His answer? “I invest in some mutual funds in a 401k along with rental property I pay cash for.”
I listened to this and could immediately see the fallacies in such a statement. Let’s dig in and examine them.
First of all, the key to building a retirement portfolio is putting money there. Duh! The reason many of us read a report or a prospectus is because we don’t have gobs of money to fund a portfolio. Instead we have much less so we must lean on the power of ROI and compound interest.
What do I mean? Imagine you made $1,000,000 each and every year. What if you could live off just half of that? I promise you: saving $500,000 every year for twenty years will set you up real nice.
With no growth at all, that adds up to $10 million. And if you bought something that yielded a paltry 1%, you would be raking in $100,000 forever without dipping into the principle.
Instead of plowing half a million into some 1% CD, what if you peeled away half of that and bought a new rental every year all cash? I think accumulating twenty rentals would be very nice.
$5 million in rental equity could easily yield $20,000/month in rent. Apply Murphy’s rule and assume you only get half due to repairs, maintenance costs, vacancies, etc. $10,000 is still pretty good.
Combine that with an adjusted $4000/month in CD interest, and you will do just fine.
As a side effect, people would probably stand up and take notice. The synergistic effect would let you write books that would sell like hot cakes because everyone would want to know how you did it.

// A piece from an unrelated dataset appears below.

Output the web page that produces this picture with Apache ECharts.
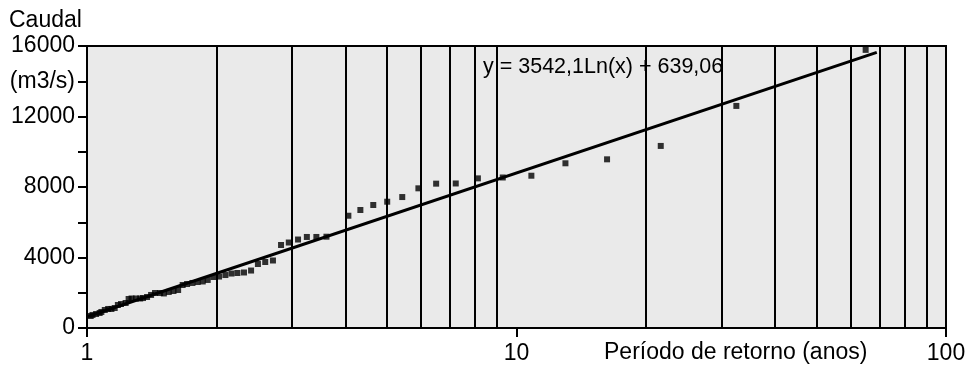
<!DOCTYPE html>
<html>
<head>
<meta charset="utf-8">
<script src="https://cdn.jsdelivr.net/npm/echarts@6/dist/echarts.min.js"></script>
<style>
html, body { margin: 0; padding: 0; background: #fff; }
#chart { width: 970px; height: 369px; }
</style>
</head>
<body>
<div id="chart"></div>
<script>
// período de retorno (anos) de cada ponto
var periodos = [65, 32.5, 21.67, 16.25, 13, 10.83, 9.29, 8.13, 7.22, 6.5,
    5.91, 5.42, 5.0, 4.64, 4.33, 4.06, 3.61, 3.42, 3.25, 3.1,
    2.95, 2.83, 2.71, 2.6, 2.5, 2.41, 2.32, 2.24, 2.17, 2.1,
    2.03, 1.97, 1.91, 1.86, 1.81, 1.76, 1.71, 1.67, 1.63, 1.59,
    1.55, 1.51, 1.48, 1.44, 1.41, 1.38, 1.35, 1.33, 1.3, 1.27,
    1.25, 1.23, 1.2, 1.18, 1.16, 1.14, 1.12, 1.1, 1.08, 1.07,
    1.05, 1.03, 1.02];
// caudal (m3/s)
var caudais = [15780, 12600, 10330, 9570, 9345, 8640, 8540, 8490, 8200, 8190,
    7925, 7430, 7165, 6980, 6695, 6370, 5180, 5165, 5165, 5020,
    4850, 4710, 3830, 3745, 3630, 3260, 3150, 3120, 3090, 3005,
    2920, 2895, 2725, 2640, 2610, 2555, 2495, 2440, 2155, 2100,
    2045, 1960, 1985, 1985, 1875, 1760, 1700, 1675, 1675, 1675,
    1645, 1420, 1360, 1305, 1135, 1080, 1080, 1020, 910, 850,
    795, 740, 680];
// linha de tendência: y = 3542,1Ln(x) + 639,06
var tendX = [1, 69];
var tendY = [639, 15637];
// linhas verticais da grelha
var grelhaX = [2, 3, 4, 5, 6, 7, 8, 9, 20, 30, 40, 50, 60, 70, 80, 90];
var yLabels = {0: '0', 4000: '4000', 8000: '8000', 12000: '12000', 14000: '(m3/s)', 16000: '16000'};

var font = "'Liberation Sans', Arial, sans-serif";
var chart = echarts.init(document.getElementById('chart'));

var pontos = [];
for (var i = 0; i < periodos.length; i++) {
    pontos.push([periodos[i], caudais[i]]);
}
var tend = [];
for (var j = 0; j < tendX.length; j++) {
    tend.push([tendX[j], tendY[j]]);
}
var marcas = [];
for (var k = 0; k < grelhaX.length; k++) {
    marcas.push({xAxis: grelhaX[k]});
}

var option = {
    animation: false,
    grid: {
        left: 87,
        right: 24,
        top: 46,
        bottom: 41,
        show: true,
        backgroundColor: '#eaeaea',
        borderColor: '#000',
        borderWidth: 2
    },
    xAxis: {
        type: 'log',
        logBase: 10,
        min: 1,
        max: 100,
        axisLine: { show: true, lineStyle: { color: '#000', width: 2 } },
        axisTick: { show: true, length: 9, lineStyle: { color: '#000', width: 2 } },
        axisLabel: { color: '#000', fontSize: 23, fontFamily: font, margin: 14 },
        splitLine: { show: false },
        minorTick: { show: false }
    },
    yAxis: {
        type: 'value',
        min: 0,
        max: 16000,
        interval: 2000,
        axisLine: { show: true, lineStyle: { color: '#000', width: 2 } },
        axisTick: { show: true, length: 9, lineStyle: { color: '#000', width: 2 } },
        axisLabel: {
            color: '#000', fontSize: 23, fontFamily: font, margin: 12,
            formatter: function (v) { return yLabels[v] !== undefined ? yLabels[v] : ''; }
        },
        splitLine: { show: false }
    },
    graphic: [
        { type: 'text', left: 9, top: 9, style: { text: 'Caudal', fill: '#000', font: '23px ' + font } },
        { type: 'text', left: 604, top: 341, style: { text: 'Período de retorno (anos)', fill: '#000', font: '23px ' + font } },
        { type: 'text', left: 483, top: 56, z: 100, style: { text: 'y = 3542,1Ln(x) + 639,06', fill: '#000', font: '21.5px ' + font } }
    ],
    series: [
        {
            type: 'line',
            data: [],
            silent: true,
            markLine: {
                silent: true,
                symbol: ['none', 'none'],
                label: { show: false },
                lineStyle: { color: '#000', width: 2, type: 'solid' },
                data: marcas
            }
        },
        {
            type: 'scatter',
            data: pontos,
            symbol: 'rect',
            symbolSize: 6,
            itemStyle: { color: '#000' }
        },
        {
            type: 'line',
            data: tend,
            symbol: 'none',
            lineStyle: { color: '#000', width: 3 }
        }
    ]
};
chart.setOption(option);
</script>
</body>
</html>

So how did you do it? The secret is the original business you built that generated all that capital in the first place!
If none of us become entrepreneurs, we have to think up other ways to scrape up some capital. If your rich, you can afford to pay all cash. Not rich? Then your stunting your returns by going too debt-is-evil. There are good ways to take in debt and mitigate the risk.
Make no mistake. We can still accumulate $5-10 million in rental property. We just have to be ready to take on strategic debt, hire the right experts and do things smarter. We have to keep our eye on the ball.
We can become very successful. Sadly no one will want to read a book about how we did it. Oh well. You win some you lose some
But it irritates me when certain rich people go out of their way to tell us that mutual funds are great for everybody. They’re not. They suck. It just doesn’t matter how badly they suck when your pile of gold is really big.
To generalize that this approach to building retirement wealth works for eveyone is ridiculous. History doesn’t support it. And this is where I must part ways with this radio host when he begins to talk about investing.